Montados en esa opción, los que más tienen crearon, como si fuera una necesidad que pedía respuestas, el “consumismo”, que pocos asumen porque es de baja estofa pero que muchos, muchísimos, practican, incluidos los que “no tienen” y que, para “tener”, venden su alma al diablo, o a los bancos o a los comerciantes. ¡Qué dilema! Para muchos es dramático, endeudarse, comprar, creer que se ha salido de la pobreza porque se “tiene” lo que los ricos tienen, en lugar de considerar que desde ella y sus límites se trataría de salir de lo que parece ser un dictado del destino, serás pobre hasta la muerte, no hay nada que hacer.
Me doy cuenta de que, fastidiado por una situación permanentemente invocada y que determina no sólo actitudes — compadecerse del condenado a vivir en una villa evitando pasar por ahí, despreciar al que pernocta en un portal, darle una moneda al trapito, etcétera–, sino políticas -–mejorar jubilaciones, permitir trueques, dar aguinaldos extra—he estado razonando sobre comportamientos y situaciones que afectan a personas, incluso con un tufillo moralista, pero acaso sea posible pensar esas mismas ecuaciones en otra escala, por ejemplo en el país, que es lo que más interesa, como si el país fuera una persona, un dador que evalúa lo que puede dar con lo que tiene para dar o, carente de “tener”, con aquello que puede conseguir.
Lo peor que puede pasar es que haya una auto condena a pensar en términos de un “tener” sólo comprable y que, en virtud de un falaz discurso, haga creer que se ha salido de la pobreza, desdeñando lo que efectivamente se “tiene”. Y eso que la Argentina tiene son tanto enormes recursos que la naturaleza ha prodigado y de los cuales se habla sin parar, desaprovechados o enajenados, como su gente, hábil e ingeniosa, creadora y fecunda.
¿Por qué, entonces, esa necesidad de endeudarse? ¿No es una locura creer que la deuda impagable es una puerta abierta a la salida de una pobreza?

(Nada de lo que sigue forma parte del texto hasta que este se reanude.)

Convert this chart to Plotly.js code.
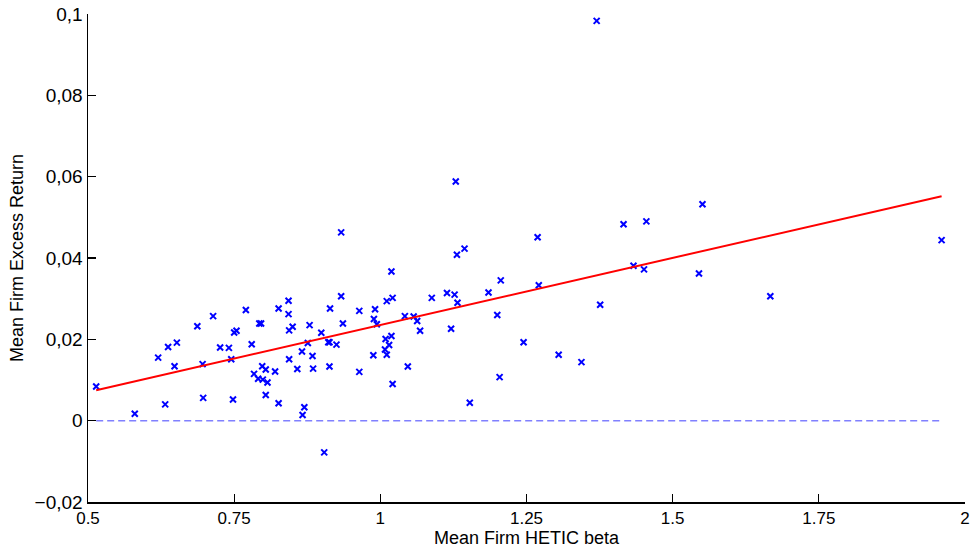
<!DOCTYPE html>
<html>
<head>
<meta charset="utf-8">
<script src="https://cdn.plot.ly/plotly-3.0.1.min.js"></script>
<style>html,body{margin:0;padding:0;background:#fff;}#chart{width:970px;height:550px;}</style>
</head>
<body>
<div id="chart"></div>
<script>
// Mean firm HETIC beta (x) and mean firm excess return (y)
const betas = [
  0.514, 0.580, 0.632, 0.620, 0.648, 0.637, 0.652, 0.687, 0.714, 0.697,
  0.696, 0.726, 0.741, 0.745, 0.748, 0.750, 0.754, 0.770, 0.780, 0.793,
  0.796, 0.784, 0.791, 0.798, 0.804, 0.799, 0.807, 0.804, 0.820, 0.826,
  0.826, 0.843, 0.843, 0.844, 0.850, 0.844, 0.866, 0.858, 0.876, 0.879,
  0.884, 0.885, 0.870, 0.867, 0.899, 0.904, 0.911, 0.913, 0.914, 0.913,
  0.925, 0.933, 0.936, 0.933, 0.964, 0.964, 0.989, 0.991, 0.994, 0.988,
  1.019, 1.011, 1.021, 1.009, 1.019, 1.015, 1.008, 1.011, 1.021, 1.042,
  1.047, 1.057, 1.063, 1.068, 1.088, 1.114, 1.127, 1.132, 1.121, 1.131,
  1.129, 1.144, 1.153, 1.185, 1.206, 1.200, 1.204, 1.245, 1.269, 1.271,
  1.305, 1.344, 1.376, 1.416, 1.433, 1.455, 1.451, 1.551, 1.545, 1.667,
  1.960, 1.370
];
const returns = [
  0.0084, 0.0017, 0.0040, 0.0155, 0.0134, 0.0181, 0.0192, 0.0232, 0.0257, 0.0056,
  0.0139, 0.0180, 0.0179, 0.0151, 0.0052, 0.0217, 0.0221, 0.0272, 0.0188, 0.0239,
  0.0239, 0.0115, 0.0103, 0.0134, 0.0126, 0.0101, 0.0094, 0.0063, 0.0121, 0.0276,
  0.0043, 0.0295, 0.0262, 0.0222, 0.0231, 0.0151, 0.0170, 0.0127, 0.0191, 0.0235,
  0.0159, 0.0128, 0.0033, 0.0014, 0.0216, -0.0078, 0.0193, 0.0193, 0.0276, 0.0133,
  0.0187, 0.0306, 0.0239, 0.0463, 0.0270, 0.0120, 0.0250, 0.0274, 0.0237, 0.0161,
  0.0367, 0.0294, 0.0302, 0.0201, 0.0208, 0.0186, 0.0175, 0.0162, 0.0090, 0.0257,
  0.0133, 0.0256, 0.0245, 0.0221, 0.0302, 0.0314, 0.0310, 0.0290, 0.0226, 0.0408,
  0.0588, 0.0423, 0.0044, 0.0315, 0.0345, 0.0260, 0.0107, 0.0193, 0.0451, 0.0333,
  0.0162, 0.0144, 0.0285, 0.0483, 0.0381, 0.0490, 0.0372, 0.0532, 0.0362, 0.0306,
  0.0444, 0.0983
];
// fitted line endpoints
const fitX = [0.514, 1.960];
const fitY = [0.0075, 0.0552];
// zero reference line
const zeroX = [0.514, 1.960];
const zeroY = [0, 0];

const xTickVals = [0.5, 0.75, 1, 1.25, 1.5, 1.75, 2];
const xTickText = ['0.5', '0.75', '1', '1.25', '1.5', '1.75', '2'];
const yTickVals = [-0.02, 0, 0.02, 0.04, 0.06, 0.08, 0.1];
const yTickText = ['\u22120,02', '0', '0,02', '0,04', '0,06', '0,08', '0,1'];

const traces = [
  {x: zeroX, y: zeroY, mode: 'lines', type: 'scatter',
   line: {color: '#8080ff', width: 1.5, dash: '7px,4px'}, hoverinfo: 'skip'},
  {x: betas, y: returns, mode: 'markers', type: 'scatter',
   marker: {symbol: 'x-thin-open', size: 6, color: '#0000ff', line: {color: '#0000ff', width: 2}}},
  {x: fitX, y: fitY, mode: 'lines', type: 'scatter',
   line: {color: '#ff0000', width: 2}}
];

const fontFam = 'Liberation Sans, Arial, sans-serif';
const layout = {
  width: 970, height: 550,
  margin: {l: 88, r: 5, t: 14, b: 48},
  paper_bgcolor: '#ffffff', plot_bgcolor: '#ffffff',
  showlegend: false,
  font: {family: fontFam, color: '#000000', size: 17},
  xaxis: {
    range: [0.5, 2], tickvals: xTickVals, ticktext: xTickText,
    ticks: 'inside', ticklen: 8, tickwidth: 1.2, tickcolor: '#000',
    showline: true, linecolor: '#000', linewidth: 1.5, mirror: false,
    showgrid: false, zeroline: false,
    tickfont: {family: fontFam, size: 17, color: '#000'},
    title: {text: 'Mean Firm HETIC beta', font: {family: fontFam, size: 18, color: '#000'}, standoff: 2}
  },
  yaxis: {
    range: [-0.02, 0.1], tickvals: yTickVals, ticktext: yTickText,
    ticks: 'inside', ticklen: 8, tickwidth: 1.2, tickcolor: '#000',
    showline: true, linecolor: '#000', linewidth: 1.5, mirror: false,
    showgrid: false, zeroline: false,
    tickfont: {family: fontFam, size: 19, color: '#000'},
    title: {text: 'Mean Firm Excess Return', font: {family: fontFam, size: 18, color: '#000'}, standoff: 6}
  }
};

Plotly.newPlot('chart', traces, layout, {staticPlot: true, displayModeBar: false});
</script>
</body>
</html>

Aludo, es obvio, a lo que ha definido a un gobierno que, iluso o criminal, ha consagrado la pobreza y ha enriquecido a la riqueza. Que no es ésa sino la que se forja con lo que se tiene y jamás con lo que sólo a los ricos enriquece y en los pobres languidece.
¿No será, entonces, cuestión de que el país termine de una buena vez por aceptar la pobreza y desde ella decidirse a generar lo que permita ir a otro lugar, de menos ricos y menos pobres, menos contentos los ricos y más esperanzados los pobres, con menos soberbia aquéllos, con menos resentimiento y envidia los otros?